Loose Ends (136)

The Saturday essay in tomorrow’s Wall Street Journal review section will be an excerpt from the forthcoming Peter Bergen book on The Rise and Fall of Osama bin Laden, and one passage has this curious detail:

[bin Laden] explained that killing President Barack Obama was a high priority, but he also had General David Petraeus, at that time the U.S. commander in Afghanistan, in his sights. Bin Laden told his team not to bother with plots against Vice President Joe Biden, whom he considered “totally unprepared” for the post of president.

Cast your mind back to 1984, when John Glenn thought his reputation as astronaut-hero and the boost from the feature film of the Tom Wolfe book The Right Stuff would boost his presidential prospects. But once the primary voting started he bombed worse than Kamala Harris.

I’m wondering right now if J.D. Vance, who is running for the Senate in his home state of Ohio, might turn out to be the John Glenn of this election cycle. Despite his celebrity on the right, and the sympathetic feature film of his memoir Hillbilly Elegy, it seems most voters in Ohio haven’t heard of him and don’t know much about him. That’s what Politico reports anyway:

A candidate who built his national brand as a voice of the Appalachian region, and who campaigns as a populist trying to represent salt-of-the-earth Ohio voters, just isn’t all that well-known among those salt-of-the-earth voters yet—at least not as a political candidate. . .

But in nearly two dozen conversations with politics watchers and regular voters here before and after Vance officially announced his candidacy, a few did not recognize Vance’s name at all. Most voters, with some prompting, possessed a sometimes-vague knowledge (or loathing) of him as someone they had seen on the news, or whose life story had been made into a movie on Netflix. Almost none knew much about him as a politician, and those Republicans that did had learned about him recently from Fox News or directly from his campaign. And to observers here, that makes his chances at a Senate seat look very different than they might look from Washington.

“I think this is a candidacy that looks really good to the Twitter crowd, and that looks good to folks who aren’t in Ohio and are thinking about the glide path that J.D. Vance has been on,” said David Niven, a political science professor at the University of Cincinnati and former speechwriter for Democratic governor Ted Strickland. “But I don’t know that rank-and-file Ohio Republicans have given him a moment’s thought.”

Thought for the day: There are only two things I don’t like about the Biden Administration—its domestic policy, and its foreign policy.

That quip is actually borrowed/adapted from M. Stanton Evans, who first said it of the Nixon Administration. Before going on to say later: “I wasn’t for Nixon until after Watergate.
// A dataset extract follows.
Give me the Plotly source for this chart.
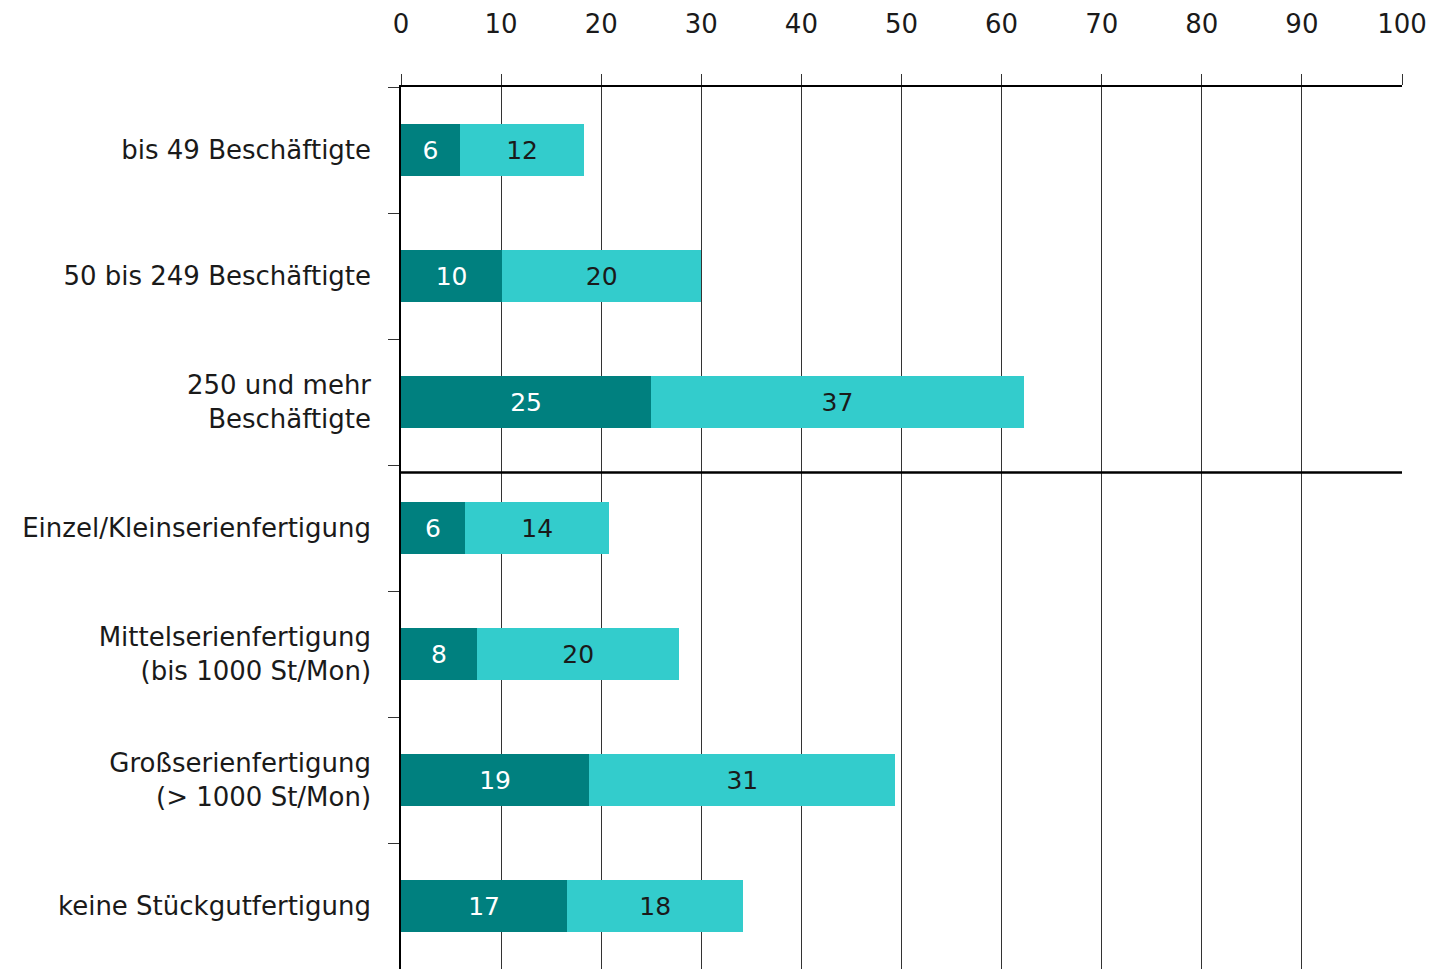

After wage and price controls and the opening to Red China, Watergate was a breath of fresh air.” (You can pre-order the book that tells his whole story here.)

There’s another Evans question from the mid-1970s that is freshly relevant these days: “If the Constitution is to be changed from age to age merely by interpretation, why does it contain within itself a rather elaborate process for formal amendment?”